:: DATA EXCERPT ::

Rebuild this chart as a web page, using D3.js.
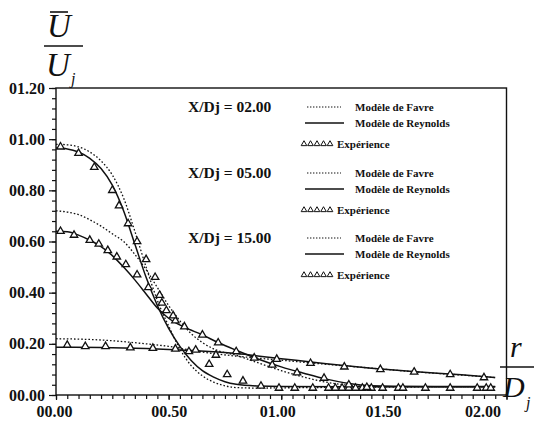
<!DOCTYPE html>
<html>
<head>
<meta charset="utf-8">
<script src="https://cdn.jsdelivr.net/npm/d3@7"></script>
<style>
  body { margin: 0; background: #fff; }
  svg { display: block; }
  text { font-family: "Liberation Serif", "Times New Roman", serif; fill: #111; }
</style>
</head>
<body>
<svg width="534" height="421"></svg>
<script>
// ---- data (r/Dj, U/Uj) ----
const xMajor = [0, 0.5, 1.0, 1.5, 2.0];
const yMajor = [0, 0.2, 0.4, 0.6, 0.8, 1.0, 1.2];

const favre02 = [[0,0.98],[0.05,0.978],[0.1,0.97],[0.15,0.95],[0.2,0.915],[0.25,0.86],[0.3,0.77],[0.35,0.64],[0.4,0.50],[0.45,0.37],[0.5,0.27],[0.55,0.18],[0.6,0.115],[0.65,0.075],[0.7,0.05],[0.75,0.036],[0.8,0.029],[0.9,0.027],[1.0,0.028],[1.5,0.031],[1.95,0.032]];
const reynolds02 = [[0,0.965],[0.05,0.962],[0.1,0.95],[0.15,0.925],[0.2,0.885],[0.25,0.82],[0.3,0.72],[0.35,0.59],[0.4,0.46],[0.45,0.35],[0.5,0.26],[0.55,0.19],[0.6,0.135],[0.65,0.095],[0.7,0.07],[0.75,0.052],[0.8,0.042],[0.9,0.035],[1.0,0.033],[1.5,0.032],[1.95,0.032]];
const exp02 = [[0.02,0.97],[0.10,0.945],[0.17,0.89],[0.25,0.8],[0.28,0.74],[0.32,0.67],[0.36,0.6],[0.40,0.53],[0.44,0.46],[0.46,0.39],[0.49,0.33],[0.53,0.29],[0.59,0.17],[0.68,0.12],[0.76,0.08],[0.83,0.055],[0.91,0.035],[0.99,0.027],[1.06,0.027],[1.14,0.027],[1.21,0.027],[1.24,0.027],[1.27,0.027],[1.30,0.027],[1.33,0.027],[1.36,0.027],[1.40,0.027]];

const favre05 = [[0,0.72],[0.05,0.715],[0.1,0.705],[0.15,0.685],[0.2,0.66],[0.25,0.63],[0.3,0.6],[0.35,0.55],[0.4,0.49],[0.45,0.42],[0.5,0.35],[0.55,0.29],[0.6,0.24],[0.65,0.205],[0.7,0.18],[0.8,0.155],[0.9,0.125],[1.0,0.095],[1.1,0.07],[1.2,0.05],[1.3,0.038],[1.4,0.033],[1.95,0.032]];
const reynolds05 = [[0,0.64],[0.05,0.638],[0.1,0.625],[0.15,0.605],[0.2,0.58],[0.25,0.545],[0.3,0.5],[0.35,0.45],[0.4,0.395],[0.45,0.34],[0.5,0.3],[0.57,0.265],[0.65,0.235],[0.72,0.205],[0.8,0.175],[0.9,0.14],[1.0,0.11],[1.1,0.085],[1.2,0.062],[1.3,0.045],[1.4,0.036],[1.5,0.034],[1.95,0.033]];
const exp05 = [[0.02,0.64],[0.08,0.625],[0.15,0.605],[0.19,0.59],[0.23,0.565],[0.27,0.54],[0.31,0.51],[0.36,0.47],[0.41,0.42],[0.47,0.36],[0.52,0.31],[0.57,0.267],[0.65,0.235],[0.72,0.204],[0.80,0.17],[0.96,0.117],[1.07,0.087],[1.19,0.066],[1.30,0.04],[1.38,0.03],[1.45,0.027],[1.52,0.027],[1.54,0.027],[1.64,0.027],[1.75,0.027],[1.87,0.027],[1.91,0.027],[1.93,0.027]];

const favre15 = [[0,0.22],[0.2,0.215],[0.4,0.2],[0.5,0.19],[0.6,0.175],[0.7,0.162],[0.8,0.152],[1.0,0.136],[1.2,0.12],[1.4,0.105],[1.6,0.09],[1.8,0.078],[1.95,0.068]];
const reynolds15 = [[0,0.187],[0.2,0.186],[0.4,0.182],[0.6,0.174],[0.8,0.162],[1.0,0.142],[1.2,0.122],[1.4,0.105],[1.6,0.091],[1.8,0.079],[1.95,0.068]];
const exp15 = [[0.05,0.195],[0.13,0.19],[0.22,0.19],[0.33,0.185],[0.43,0.183],[0.53,0.18],[0.62,0.176],[0.71,0.156],[0.88,0.145],[0.98,0.14],[1.13,0.124],[1.28,0.11],[1.44,0.1],[1.59,0.09],[1.75,0.08],[1.9,0.068]];

const groupTitles = ["X/Dj = 02.00", "X/Dj = 05.00", "X/Dj = 15.00"];
const legendLabels = ["Modèle de Favre", "Modèle de Reynolds", "Expérience"];

// ---- drawing ----
let svg = d3.select("svg");
let x = d3.scaleLinear().domain([0, 2]).range([56, 506.5]);
let y = d3.scaleLinear().domain([0, 1.2]).range([395, 88]);
let fmt = d3.format("05.2f");

// frame
svg.append("rect")
    .attr("x", x(0)).attr("y", y(1.2))
    .attr("width", x(2) - x(0)).attr("height", y(0) - y(1.2))
    .attr("fill", "none").attr("stroke", "#111").attr("stroke-width", 1.4);

// minor ticks
svg.append("g")
    .attr("transform", "translate(" + x(0) + ",0)")
    .call(d3.axisLeft(y).tickValues(d3.range(0, 1.2001, 0.04)).tickSize(4).tickFormat(""))
    .call(g => g.select(".domain").remove());
svg.append("g")
    .attr("transform", "translate(0," + y(0) + ")")
    .call(d3.axisBottom(x).tickValues(d3.range(0, 2.0001, 0.05)).tickSize(4).tickFormat(""))
    .call(g => g.select(".domain").remove());

// major ticks + labels
let yAxis = svg.append("g")
    .attr("transform", "translate(" + x(0) + ",0)")
    .call(d3.axisLeft(y).tickValues(yMajor).tickSize(7).tickPadding(4).tickFormat(fmt));
yAxis.select(".domain").remove();
let xAxis = svg.append("g")
    .attr("transform", "translate(0," + y(0) + ")")
    .call(d3.axisBottom(x).tickValues(xMajor).tickSize(5).tickPadding(6).tickFormat(fmt));
xAxis.select(".domain").remove();
// the original's bottom labels drift left as r grows
let labelShift = [-2, 0, -4, -11, -24];
xAxis.selectAll(".tick text").attr("dx", (d, i) => labelShift[i]);

svg.selectAll(".tick line").attr("stroke", "#111").attr("stroke-width", 1.2);
svg.selectAll(".tick text")
    .style("font-family", "'Liberation Serif', serif")
    .style("font-size", "16px")
    .style("font-weight", "bold")
    .attr("fill", "#111");

// curves
let line = d3.line()
    .x(d => x(d[0]))
    .y(d => y(d[1]))
    .curve(d3.curveMonotoneX);

[favre02, favre05, favre15].forEach(function(s) {
    svg.append("path").attr("d", line(s))
        .attr("fill", "none").attr("stroke", "#111")
        .attr("stroke-width", 1.3).attr("stroke-dasharray", "1.6,2");
});
[reynolds02, reynolds05, reynolds15].forEach(function(s) {
    svg.append("path").attr("d", line(s))
        .attr("fill", "none").attr("stroke", "#111")
        .attr("stroke-width", 1.5);
});

let tri = d3.symbol().type(d3.symbolTriangle).size(24);
[exp02, exp05, exp15].forEach(function(s) {
    svg.append("g").selectAll("path")
        .data(s).enter()
        .append("path")
        .attr("d", tri)
        .attr("transform", d => "translate(" + x(d[0]) + "," + y(d[1]) + ")")
        .attr("fill", "#fff").attr("stroke", "#111").attr("stroke-width", 1.3);
});

// legend
let groupY = [107, 173, 238];
let smallTri = d3.symbol().type(d3.symbolTriangle).size(14);
groupTitles.forEach(function(t, i) {
    let g = svg.append("g").attr("transform", "translate(0," + groupY[i] + ")");
    g.append("text").attr("x", 188).attr("y", 5)
        .style("font-size", "15.5px").style("font-weight", "bold").text(t);
    g.append("line").attr("x1", 307).attr("x2", 341).attr("y1", 0).attr("y2", 0)
        .attr("stroke", "#111").attr("stroke-width", 1.2).attr("stroke-dasharray", "1.4,1.6");
    g.append("line").attr("x1", 305).attr("x2", 344).attr("y1", 16).attr("y2", 16)
        .attr("stroke", "#111").attr("stroke-width", 1.6);
    g.selectAll("path.lt").data(d3.range(5)).enter()
        .append("path").attr("class", "lt")
        .attr("d", smallTri)
        .attr("transform", k => "translate(" + (304 + k * 6.5) + ",37)")
        .attr("fill", "#fff").attr("stroke", "#111").attr("stroke-width", 1);
    legendLabels.forEach(function(l, j) {
        g.append("text")
            .attr("x", j == 2 ? 337 : 355)
            .attr("y", [4, 20, 41][j])
            .style("font-size", "11px").style("font-weight", "bold").text(l);
    });
});

// axis titles
let ylab = svg.append("g").style("font-style", "italic");
ylab.append("text").attr("x", 47).attr("y", 37).style("font-size", "33px").text("U");
ylab.append("line").attr("x1", 50).attr("x2", 68).attr("y1", 12).attr("y2", 12).attr("stroke", "#111").attr("stroke-width", 1.6);
ylab.append("line").attr("x1", 44).attr("x2", 83).attr("y1", 46).attr("y2", 46).attr("stroke", "#111").attr("stroke-width", 1.6);
ylab.append("text").attr("x", 46).attr("y", 76).style("font-size", "33px").text("U");
ylab.append("text").attr("x", 71).attr("y", 84).style("font-size", "16px").text("j");

let xlab = svg.append("g").style("font-style", "italic");
xlab.append("text").attr("x", 510).attr("y", 357).style("font-size", "30px").text("r");
xlab.append("line").attr("x1", 500).attr("x2", 534).attr("y1", 367).attr("y2", 367).attr("stroke", "#111").attr("stroke-width", 1.6);
xlab.append("text").attr("x", 503).attr("y", 397).style("font-size", "30px").text("D");
xlab.append("text").attr("x", 526).attr("y", 408).style("font-size", "16px").text("j");
</script>
</body>
</html>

:::

## GOAL:
Everything from the first line of the listing above through the line that contains "const yMajor = [0, 0.2, 0.4, 0.6, 0.8, 1.0, 1.2];" is to be restated word for word, minus the pictures.

## RESPONSE TO THIS EXERCISE:
Rebuild this chart as a web page, using D3.js.
<!DOCTYPE html>
<html>
<head>
<meta charset="utf-8">
<script src="https://cdn.jsdelivr.net/npm/d3@7"></script>
<style>
  body { margin: 0; background: #fff; }
  svg { display: block; }
  text { font-family: "Liberation Serif", "Times New Roman", serif; fill: #111; }
</style>
</head>
<body>
<svg width="534" height="421"></svg>
<script>
// ---- data (r/Dj, U/Uj) ----
const xMajor = [0, 0.5, 1.0, 1.5, 2.0];
const yMajor = [0, 0.2, 0.4, 0.6, 0.8, 1.0, 1.2];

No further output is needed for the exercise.